Epiphany III Year B 2021
The three readings set for today, I have often thought could have easily been set in Advent. You have Jonah preaching repentance in Nineveh, warning the people there to be aware that God is watching them. Paul in his epistle to the Corinthians telling them to stop doing what they were doing or had planed to do for the return of the Lord is nigh and in Marks’ Gospel we have John-the-Baptist announcing that the Kingdom of God has come near and Jesus calling his first disciples to help him in his ministry. Three readings from different times in our history but with a common theme - be prepared to meet God at anytime.
There is more than a taste of the ‘end time’ in these readings. They are a reminder that all things will come together in the return of Christ and we need to be on our guard watching and waiting for Christ’s return. But, how to prepare ourselves?
Firstly, we need to know that we need to be prepared! Look at Nineveh, the people were having a great time, living a hedonistic life. Everyone doing what they wanted to regardless of the effects their actions may have had on others. Nineveh was living a completely selfish life-style and it needed a prophet, spewed up from a whale on its waterfront, to bring it to its senses. It was a pretty dramatic way to gain their attention but God knew it required drastic action to jolt that city into changing its ways. When one looks at some of the behaviours around the world today, one wonders what it might take to do something similar?

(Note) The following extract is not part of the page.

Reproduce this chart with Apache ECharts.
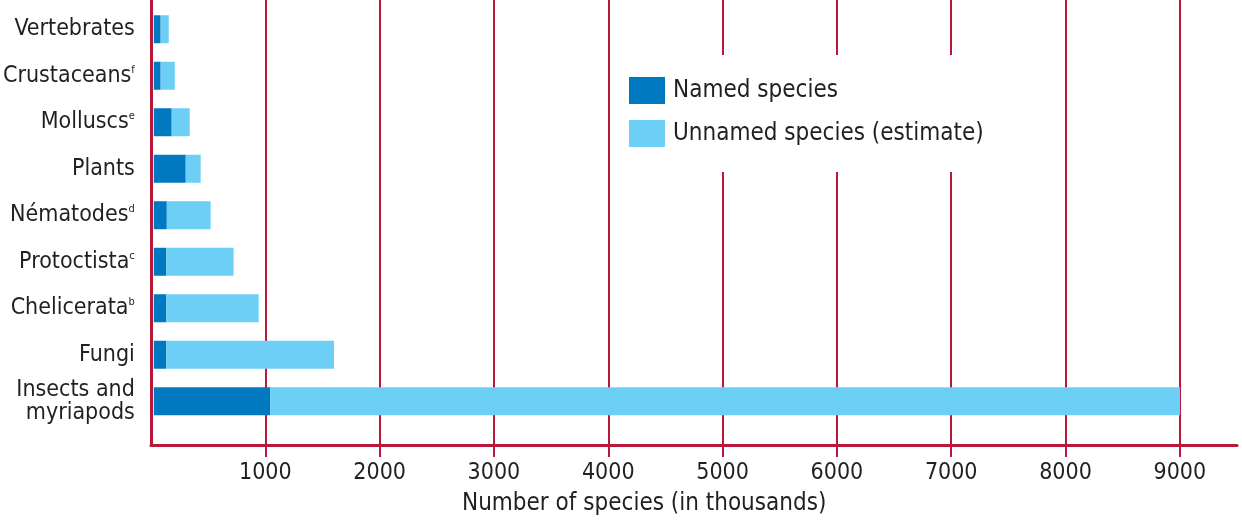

Secondly, St.Paul tells us that time is very short. Although he was writing some 2000 years ago, the urgency in his writing remains. Time is short for all of us to change our ways and to do things differently for none of us know when our lives will end. If God calls us to him, we go and nothing we have planned or hoped for will change that fact. As our National Poet Robert Burns wrote:
“The best laid schemes o’ Mice an’ Men Gang aft agley…”
The best laid plans of mice and men often go awry. How true those words are; no matter how much we plan or prepare for something the outcome maybe very different to what we thought it might be.
Thirdly, in his Gospel account St.Mark has the Baptist jailed for his missionary work and Jesus calling all to repent for the Kingdom of God is nigh. Some listened and many ignored him. Jesus knew the task ahead of him was daunting and he has the sense to call others to help him and however he did it, those four fishermen immediately gave up everything they may have had planned to follow the preacher. I bet when they woke up that morning they did not expect to give up fishing for a living later that day. Their ‘best laid plans’ certainly changed.
Underlying all these readings and the message they contain is the process of conversion. The people of Nineveh were converted back to the ways of God by Jonah’s call to repentance. The Corinthians were warned that they needed to convert their souls in order to be true to the ways of God and those frost disciples were covered to following Jesus by what they heard and saw. In all these conversions what seems to be apparent is the fact that we are called not to cling to the familiar when it is doing us no good but to take a risk and do things differently.
This past year has been a rather different year to anything most of us have ever experienced. In two days time the Church celebrates the conversion of St.Paul - a conversion to Christ that certainly changed Paul’s life and countless numbers of others since. From zealot and persecutor to follower of Jesus was a big change in Paul’s way of life. Our conversion to the faith may not have been as dramatic as Paul’s or those first disciples but whether or not we realise it we have all been converted at sometime. For some of us it might have been a ‘Damascus Road’ type conversion that stopped us in our tracks and set us along a new path following Christ. For others of us and I suspect the majority of us that conversion would have been more gradual and almost unnoticed. Can many of us actually remember when we decided for ourselves that we were a follower of Jesus? We have all done it at sometime or we would not seek to worship God as we do. Yet for most of us that conversion is sub-conscious but something we hold precious when we think of it.
All people of faith are on a journey towards God, a little closer every day and in this week of Christian unity we give thanks for our journeys and the different paths we tread towards that God through dedication to his Son. There has never been ‘one’ church every bit of the Early Church was different to each other and they didn’t agree on everything right from the start. The differences, however, enable more people to follow Christ because the church is not a ‘one size fits all’ (regardless of what some may think or say). The Church is a unity of different ways to God through Jesus and different ways appeal and attract different people - that is the beauty of the Church. Every one of God’s people can find a place in ‘the Church’ should they wish and choose it as there will be one of the expressions of church that speaks to them and converts them making them fellow pilgrims on the way to the Kingdom of God.
We are not called to be the same as each other but to be ourselves converted and renewed by the Good News of Christ and coming to God humbly and excitedly as we daily take that step closer to him and eternal life.